Rosi pasa estos recuerdos como una película sin sonido, rápida y vívidamente. “Cuando llegamos a Madrid me chocó mucho el Metro. Era de madera, con vagones de la guerra. Me llamó la atención un letrero que leí en los trenes y que decía: deje los asientos a mutilados y enfermos”.
Ella mucama, él botones
Su esposo, botones, y ella, mucama, se conocieron, enamoraron y casaron en el hotel Sheraton. Las habitaciones del hotel fungieron de decorado de una historia de amor entre ambos… También fue un capítulo de sus vidas.
“Ganamos mucho dinero con las propinas y ahorramos mucho. Nuestro trabajo nos permitió estar cerca de artistas y personalidades como Mari Trini, Mocedades y Camilo Sexto, que era muy despectivo, porque ni los buenos días daba”, confiesa Rosi, entre risas, y después de una pausa rememora de nuevo la época de Allende y el golpe militar de Pinochet.

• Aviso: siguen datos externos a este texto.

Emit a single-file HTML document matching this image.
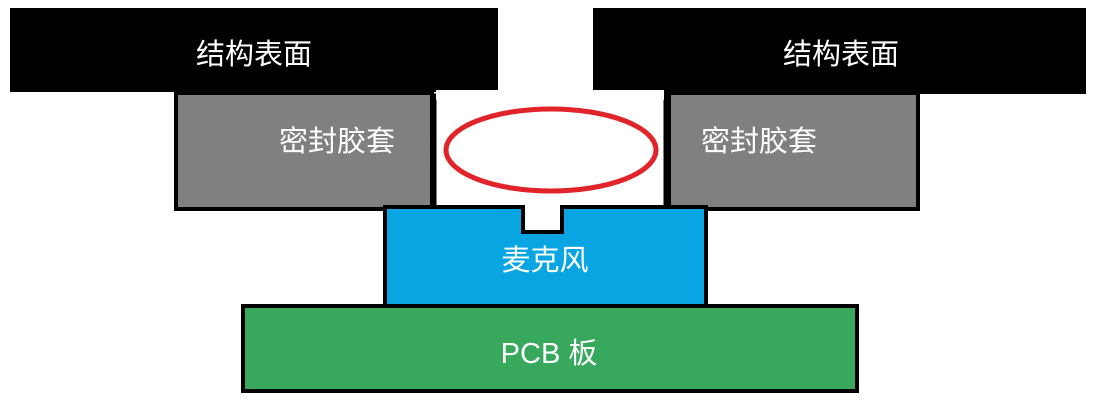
<!DOCTYPE html>
<html><head><meta charset="utf-8"><style>
html,body{margin:0;padding:0;background:#fff;width:1097px;height:418px;overflow:hidden}
text{font-family:"Liberation Sans","Noto Sans CJK SC",sans-serif;fill:#fff;font-size:29px}
</style></head><body>
<svg width="1097" height="418" xmlns="http://www.w3.org/2000/svg">
<rect x="0" y="0" width="1097" height="418" fill="#fff"/>
<!-- black structure surfaces -->
<rect x="10" y="8" width="488" height="84" fill="#000"/>
<rect x="593" y="8" width="493" height="86" fill="#000"/>
<!-- gray sealing sleeves -->
<rect x="176" y="93" width="256" height="116" fill="#808080" stroke="#000" stroke-width="4"/>
<rect x="669" y="93" width="249" height="116" fill="#808080" stroke="#000" stroke-width="4"/>
<!-- gap borders -->
<rect x="434" y="96" width="232" height="112" fill="#fff" stroke="#000" stroke-width="5"/>
<rect x="436" y="90" width="228" height="10" fill="#fff"/>
<!-- microphone -->
<rect x="385" y="207" width="321" height="100" fill="#08a5e2" stroke="#000" stroke-width="4"/>
<path d="M523 207 V232 H562 V207" fill="#fff" stroke="#000" stroke-width="4"/>
<rect x="525" y="200" width="35" height="10" fill="#fff"/>
<!-- PCB -->
<rect x="243" y="306" width="614" height="85" fill="#38a85c" stroke="#000" stroke-width="4"/>
<!-- red ellipse -->
<ellipse cx="551" cy="150" rx="105" ry="41" fill="none" stroke="#e0242a" stroke-width="5"/>
<text x="254" y="64" text-anchor="middle">结构表面</text>
<text x="841" y="64" text-anchor="middle">结构表面</text>
<text x="337" y="151" text-anchor="middle">密封胶套</text>
<text x="759" y="151" text-anchor="middle">密封胶套</text>
<text x="545" y="270" text-anchor="middle">麦克风</text>
<text x="549" y="363" text-anchor="middle">PCB 板</text>
</svg>
</body></html>
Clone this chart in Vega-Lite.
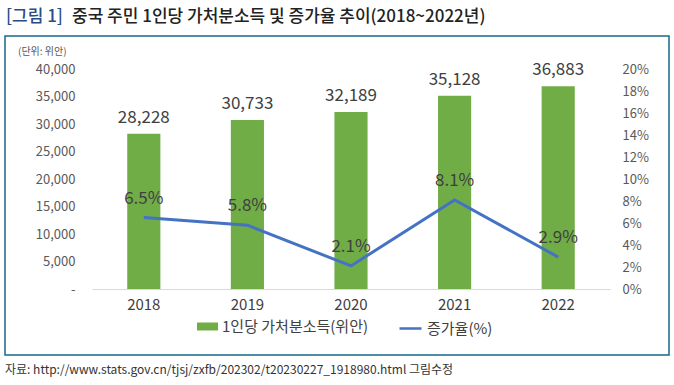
{
  "$schema": "https://vega.github.io/schema/vega-lite/v6.json",
  "width": 518,
  "height": 220,
  "autosize": {"type": "none"},
  "padding": {"left": 92, "top": 69, "right": 64, "bottom": 96},
  "background": "white",
  "config": {
    "view": {"stroke": null},
    "font": "Noto Sans CJK KR",
    "text": {"font": "Noto Sans CJK KR"}
  },
  "datasets": {
    "main": [
      {"year": "2018", "income": 28228, "growth": 0.065},
      {"year": "2019", "income": 30733, "growth": 0.058},
      {"year": "2020", "income": 32189, "growth": 0.021},
      {"year": "2021", "income": 35128, "growth": 0.081},
      {"year": "2022", "income": 36883, "growth": 0.029}
    ],
    "one": [{"k": 1}]
  },
  "layer": [
    {
      "data": {"name": "one"},
      "mark": {"type": "rect", "fill": null, "stroke": "#17698c", "strokeWidth": 1.5},
      "encoding": {
        "x": {"value": -87},
        "x2": {"value": 577},
        "y": {"value": -33},
        "y2": {"value": 286}
      }
    },
    {
      "data": {"name": "one"},
      "mark": {"type": "text", "align": "left", "baseline": "middle", "fontSize": 17, "fontWeight": 500, "color": "#2a4d85"},
      "encoding": {"x": {"value": -86}, "y": {"value": -52}, "text": {"value": "[그림 1]"}}
    },
    {
      "data": {"name": "one"},
      "mark": {"type": "text", "align": "left", "baseline": "middle", "fontSize": 17, "fontWeight": 500, "color": "#222222"},
      "encoding": {"x": {"value": -20}, "y": {"value": -52}, "text": {"value": "중국 주민 1인당 가처분소득 및 증가율 추이(2018~2022년)"}}
    },
    {
      "data": {"name": "one"},
      "mark": {"type": "text", "align": "left", "baseline": "middle", "fontSize": 10, "color": "#595959"},
      "encoding": {"x": {"value": -74}, "y": {"value": -17}, "text": {"value": "(단위: 위안)"}}
    },
    {
      "data": {"name": "one"},
      "mark": {"type": "text", "align": "left", "baseline": "middle", "fontSize": 12, "color": "#333333", "font": "Liberation Sans Narrow, Noto Sans CJK KR"},
      "encoding": {"x": {"value": -87}, "y": {"value": 301}, "text": {"value": "자료: http://www.stats.gov.cn/tjsj/zxfb/202302/t20230227_1918980.html  그림수정"}}
    },
    {
      "data": {"name": "main"},
      "encoding": {
        "x": {
          "field": "year", "type": "ordinal",
          "scale": {"paddingInner": 0, "paddingOuter": 0},
          "axis": {
            "title": null, "labelAngle": 0, "ticks": false,
            "domainColor": "#d9d9d9", "domainWidth": 1,
            "labelFontSize": 15, "labelColor": "#404040", "labelPadding": 8
          }
        },
        "y": {
          "field": "income", "type": "quantitative",
          "scale": {"domain": [0, 40000]},
          "axis": {
            "orient": "left", "title": null, "grid": false, "domain": false, "ticks": false,
            "values": [0, 5000, 10000, 15000, 20000, 25000, 30000, 35000, 40000],
            "labelExpr": "datum.value == 0 ? '-' : format(datum.value, ',')",
            "labelFontSize": 13, "labelColor": "#595959", "labelPadding": 17
          }
        }
      },
      "layer": [
        {
          "mark": {"type": "bar", "width": {"band": 0.32}},
          "encoding": {
            "fill": {
              "datum": "1인당 가처분소득(위안)",
              "scale": {"range": ["#70ad47"]},
              "legend": {
                "title": null, "orient": "none", "legendX": 105, "legendY": 247,
                "padding": 0, "labelFontSize": 15, "labelColor": "#404040", "labelOffset": 4,
                "symbolType": "M-1,-0.38H1V0.38H-1Z", "symbolSize": 441, "symbolStrokeWidth": 0
              }
            }
          }
        },
        {
          "mark": {"type": "text", "baseline": "middle", "dy": -16, "fontSize": 17, "color": "#404040"},
          "encoding": {"text": {"field": "income", "type": "quantitative", "format": ","}}
        }
      ]
    },
    {
      "data": {"name": "main"},
      "encoding": {
        "x": {"field": "year", "type": "ordinal"},
        "y": {
          "field": "growth", "type": "quantitative",
          "scale": {"domain": [0, 0.2]},
          "axis": {
            "orient": "right", "title": null, "grid": false, "domain": false, "ticks": false,
            "values": [0, 0.02, 0.04, 0.06, 0.08, 0.1, 0.12, 0.14, 0.16, 0.18, 0.2],
            "format": ".0%",
            "labelFontSize": 13, "labelColor": "#595959", "labelPadding": 12
          }
        }
      },
      "layer": [
        {
          "mark": {"type": "line", "strokeWidth": 3},
          "encoding": {
            "stroke": {
              "datum": "증가율(%)",
              "scale": {"range": ["#4472c4"]},
              "legend": {
                "title": null, "orient": "none", "legendX": 306, "legendY": 247,
                "padding": 0, "labelFontSize": 15, "labelColor": "#404040", "labelOffset": 4,
                "symbolType": "stroke", "symbolSize": 484, "symbolStrokeWidth": 2.5
              }
            }
          }
        },
        {
          "mark": {"type": "text", "baseline": "middle", "dy": -19, "fontSize": 17, "color": "#404040"},
          "encoding": {"text": {"field": "growth", "type": "quantitative", "format": ".1%"}}
        }
      ]
    }
  ],
  "resolve": {"scale": {"y": "independent"}}
}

“Recuerdo la visita de Fidel Castro a Chile. Era muy carismático. Te envolvía. Pero yo no era partidaria ni de uno ni de otro. Yo era una joven trabajadora y no me metía en política. Salí, sí, a la calle para festejar a Allende. Me tocó llevarle una tarta cuando celebraba su triunfo en el hotel con su equipo de trabajo. Fue muy simpático y amable”, comenta.
Pero también recapitula en su correlato y dice: “Tiempo después, estábamos en el mismo hotel. Escuchamos tiroteos… Sentimos muchas balas pasar. Gente corriendo desordenadamente por todas partes. Los clientes no podían salir. No sabíamos qué hacer. Llamé a mi vecina, avisé a mi familia e informé que estábamos bien. Fue una semana dura. Nos quedamos en el hotel y vi cómo por las calles pasaban cadáveres como patos. Nadie se hacía cargo de eso”, rememora Rosi ahora, desde su nueva vida en Madrid.